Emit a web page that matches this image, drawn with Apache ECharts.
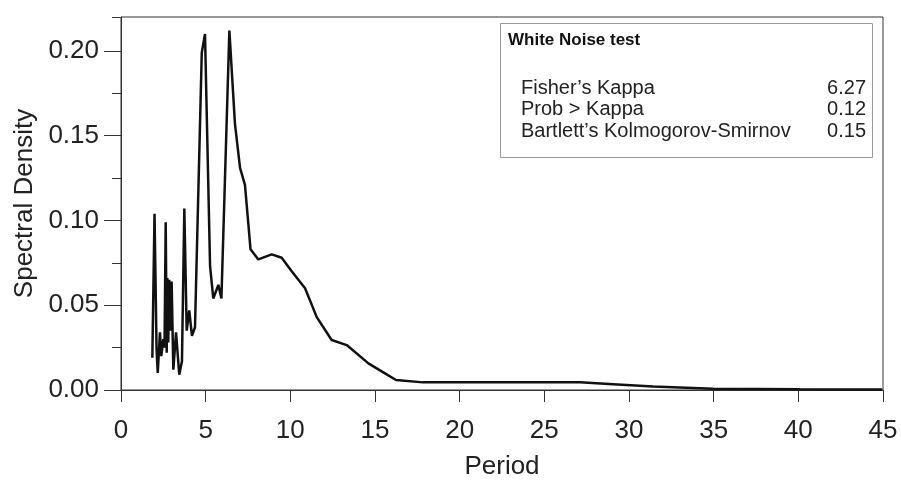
<!DOCTYPE html>
<html>
<head>
<meta charset="utf-8">
<script src="https://cdn.jsdelivr.net/npm/echarts@6/dist/echarts.min.js"></script>
<style>
  html, body { margin: 0; padding: 0; background: #fff; }
  #chart { width: 901px; height: 486px; }
</style>
</head>
<body>
<div id="chart"></div>
<script>
// period and spectral density
var period = [1.85, 1.98, 2.10, 2.17, 2.30, 2.38, 2.50, 2.57, 2.64, 2.70, 2.74, 2.79, 2.85, 2.91, 2.99,
  3.09, 3.25, 3.44, 3.60, 3.74, 3.88, 4.03, 4.19, 4.37, 4.77, 4.96, 5.26, 5.45, 5.75, 5.93,
  6.40, 6.73, 7.03, 7.32, 7.65, 8.11, 8.90, 9.49, 10.08, 10.87, 11.56, 12.44, 13.33, 14.61,
  15.59, 16.24, 17.84, 22.4, 27.1, 29.06, 31.42, 34.97, 40.1, 44.95];
var density = [0.019, 0.104, 0.024, 0.010, 0.034, 0.020, 0.030, 0.025, 0.099, 0.022, 0.066, 0.028, 0.065, 0.035, 0.064,
  0.012, 0.034, 0.009, 0.017, 0.107, 0.035, 0.047, 0.032, 0.037, 0.199, 0.210, 0.073, 0.054, 0.062, 0.054,
  0.212, 0.157, 0.131, 0.121, 0.083, 0.077, 0.080, 0.078, 0.070, 0.060, 0.043, 0.0295, 0.0265, 0.0157,
  0.0098, 0.0059, 0.0045, 0.0045, 0.0045, 0.0034, 0.0020, 0.0008, 0.0004, 0.0003];

var yTicks = [0, 0.05, 0.10, 0.15, 0.20];
var statTitle = 'White Noise test';
var statNames = ['Fisher\u2019s Kappa', 'Prob > Kappa', 'Bartlett\u2019s Kolmogorov-Smirnov'];
var statValues = ['6.27', '0.12', '0.15'];

var font = 'Liberation Sans, Arial, sans-serif';
var ink = '#222';

var points = period.map(function (p, i) { return [p, density[i]]; });

var graphics = [{
  type: 'rect',
  shape: { x: 500.5, y: 23.5, width: 372, height: 134 },
  style: { fill: '#fff', stroke: '#999', lineWidth: 1 },
  z: 10
}, {
  type: 'text',
  left: 508, top: 32,
  style: { text: statTitle, font: 'bold 17px ' + font, fill: '#111' },
  z: 11
}];
statNames.forEach(function (n, i) {
  graphics.push({
    type: 'text', left: 521, top: 78 + i * 21.5,
    style: { text: n, font: '20px ' + font, fill: ink }, z: 11
  });
  graphics.push({
    type: 'text', right: 35, top: 78 + i * 21.5,
    style: { text: statValues[i], font: '20px ' + font, fill: ink, align: 'right' }, z: 11
  });
});

var myChart = echarts.init(document.getElementById('chart'));
myChart.setOption({
  animation: false,
  backgroundColor: '#fff',
  grid: {
    left: 121, right: 18, top: 17, bottom: 96,
    show: true, borderColor: '#333', borderWidth: 1
  },
  xAxis: {
    type: 'value',
    min: 0, max: 45, interval: 5,
    name: 'Period',
    nameLocation: 'middle',
    nameGap: 64,
    nameTextStyle: { fontFamily: font, fontSize: 26, color: ink },
    axisLine: { lineStyle: { color: '#333', width: 1 } },
    axisTick: { length: 12, lineStyle: { color: '#333' } },
    axisLabel: { margin: 28, fontFamily: font, fontSize: 26, color: ink },
    splitLine: { show: false }
  },
  yAxis: [{
    type: 'value',
    min: 0, max: 0.22, interval: 0.05,
    name: 'Spectral Density',
    nameLocation: 'middle',
    nameGap: 82,
    nameTextStyle: { fontFamily: font, fontSize: 26, color: ink },
    axisLine: { show: true, lineStyle: { color: '#333', width: 1 } },
    axisTick: { length: 17, customValues: yTicks, lineStyle: { color: '#333' } },
    axisLabel: {
      margin: 22, fontFamily: font, fontSize: 26, color: ink,
      customValues: yTicks,
      formatter: function (v) { return v.toFixed(2); }
    },
    splitLine: { show: false }
  }, {
    // short ticks every 0.025
    type: 'value',
    position: 'left',
    min: 0, max: 0.22, interval: 0.025,
    axisLine: { show: false },
    axisTick: { length: 9, lineStyle: { color: '#333' } },
    axisLabel: { show: false },
    splitLine: { show: false }
  }],
  series: [{
    type: 'line',
    data: points,
    yAxisIndex: 0,
    showSymbol: false,
    lineStyle: { color: '#111', width: 2.5 },
    z: 3
  }],
  graphic: graphics
});
</script>
</body>
</html>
_ _ _ _ _ _ _
* EXERCISE DETAILS
Reproduce the whole listing word for word, setting aside any pictures.

* FINAL RESULT
Emit a web page that matches this image, drawn with Apache ECharts.
<!DOCTYPE html>
<html>
<head>
<meta charset="utf-8">
<script src="https://cdn.jsdelivr.net/npm/echarts@6/dist/echarts.min.js"></script>
<style>
  html, body { margin: 0; padding: 0; background: #fff; }
  #chart { width: 901px; height: 486px; }
</style>
</head>
<body>
<div id="chart"></div>
<script>
// period and spectral density
var period = [1.85, 1.98, 2.10, 2.17, 2.30, 2.38, 2.50, 2.57, 2.64, 2.70, 2.74, 2.79, 2.85, 2.91, 2.99,
  3.09, 3.25, 3.44, 3.60, 3.74, 3.88, 4.03, 4.19, 4.37, 4.77, 4.96, 5.26, 5.45, 5.75, 5.93,
  6.40, 6.73, 7.03, 7.32, 7.65, 8.11, 8.90, 9.49, 10.08, 10.87, 11.56, 12.44, 13.33, 14.61,
  15.59, 16.24, 17.84, 22.4, 27.1, 29.06, 31.42, 34.97, 40.1, 44.95];
var density = [0.019, 0.104, 0.024, 0.010, 0.034, 0.020, 0.030, 0.025, 0.099, 0.022, 0.066, 0.028, 0.065, 0.035, 0.064,
  0.012, 0.034, 0.009, 0.017, 0.107, 0.035, 0.047, 0.032, 0.037, 0.199, 0.210, 0.073, 0.054, 0.062, 0.054,
  0.212, 0.157, 0.131, 0.121, 0.083, 0.077, 0.080, 0.078, 0.070, 0.060, 0.043, 0.0295, 0.0265, 0.0157,
  0.0098, 0.0059, 0.0045, 0.0045, 0.0045, 0.0034, 0.0020, 0.0008, 0.0004, 0.0003];

var yTicks = [0, 0.05, 0.10, 0.15, 0.20];
var statTitle = 'White Noise test';
var statNames = ['Fisher\u2019s Kappa', 'Prob > Kappa', 'Bartlett\u2019s Kolmogorov-Smirnov'];
var statValues = ['6.27', '0.12', '0.15'];

var font = 'Liberation Sans, Arial, sans-serif';
var ink = '#222';

var points = period.map(function (p, i) { return [p, density[i]]; });

var graphics = [{
  type: 'rect',
  shape: { x: 500.5, y: 23.5, width: 372, height: 134 },
  style: { fill: '#fff', stroke: '#999', lineWidth: 1 },
  z: 10
}, {
  type: 'text',
  left: 508, top: 32,
  style: { text: statTitle, font: 'bold 17px ' + font, fill: '#111' },
  z: 11
}];
statNames.forEach(function (n, i) {
  graphics.push({
    type: 'text', left: 521, top: 78 + i * 21.5,
    style: { text: n, font: '20px ' + font, fill: ink }, z: 11
  });
  graphics.push({
    type: 'text', right: 35, top: 78 + i * 21.5,
    style: { text: statValues[i], font: '20px ' + font, fill: ink, align: 'right' }, z: 11
  });
});

var myChart = echarts.init(document.getElementById('chart'));
myChart.setOption({
  animation: false,
  backgroundColor: '#fff',
  grid: {
    left: 121, right: 18, top: 17, bottom: 96,
    show: true, borderColor: '#333', borderWidth: 1
  },
  xAxis: {
    type: 'value',
    min: 0, max: 45, interval: 5,
    name: 'Period',
    nameLocation: 'middle',
    nameGap: 64,
    nameTextStyle: { fontFamily: font, fontSize: 26, color: ink },
    axisLine: { lineStyle: { color: '#333', width: 1 } },
    axisTick: { length: 12, lineStyle: { color: '#333' } },
    axisLabel: { margin: 28, fontFamily: font, fontSize: 26, color: ink },
    splitLine: { show: false }
  },
  yAxis: [{
    type: 'value',
    min: 0, max: 0.22, interval: 0.05,
    name: 'Spectral Density',
    nameLocation: 'middle',
    nameGap: 82,
    nameTextStyle: { fontFamily: font, fontSize: 26, color: ink },
    axisLine: { show: true, lineStyle: { color: '#333', width: 1 } },
    axisTick: { length: 17, customValues: yTicks, lineStyle: { color: '#333' } },
    axisLabel: {
      margin: 22, fontFamily: font, fontSize: 26, color: ink,
      customValues: yTicks,
      formatter: function (v) { return v.toFixed(2); }
    },
    splitLine: { show: false }
  }, {
    // short ticks every 0.025
    type: 'value',
    position: 'left',
    min: 0, max: 0.22, interval: 0.025,
    axisLine: { show: false },
    axisTick: { length: 9, lineStyle: { color: '#333' } },
    axisLabel: { show: false },
    splitLine: { show: false }
  }],
  series: [{
    type: 'line',
    data: points,
    yAxisIndex: 0,
    showSymbol: false,
    lineStyle: { color: '#111', width: 2.5 },
    z: 3
  }],
  graphic: graphics
});
</script>
</body>
</html>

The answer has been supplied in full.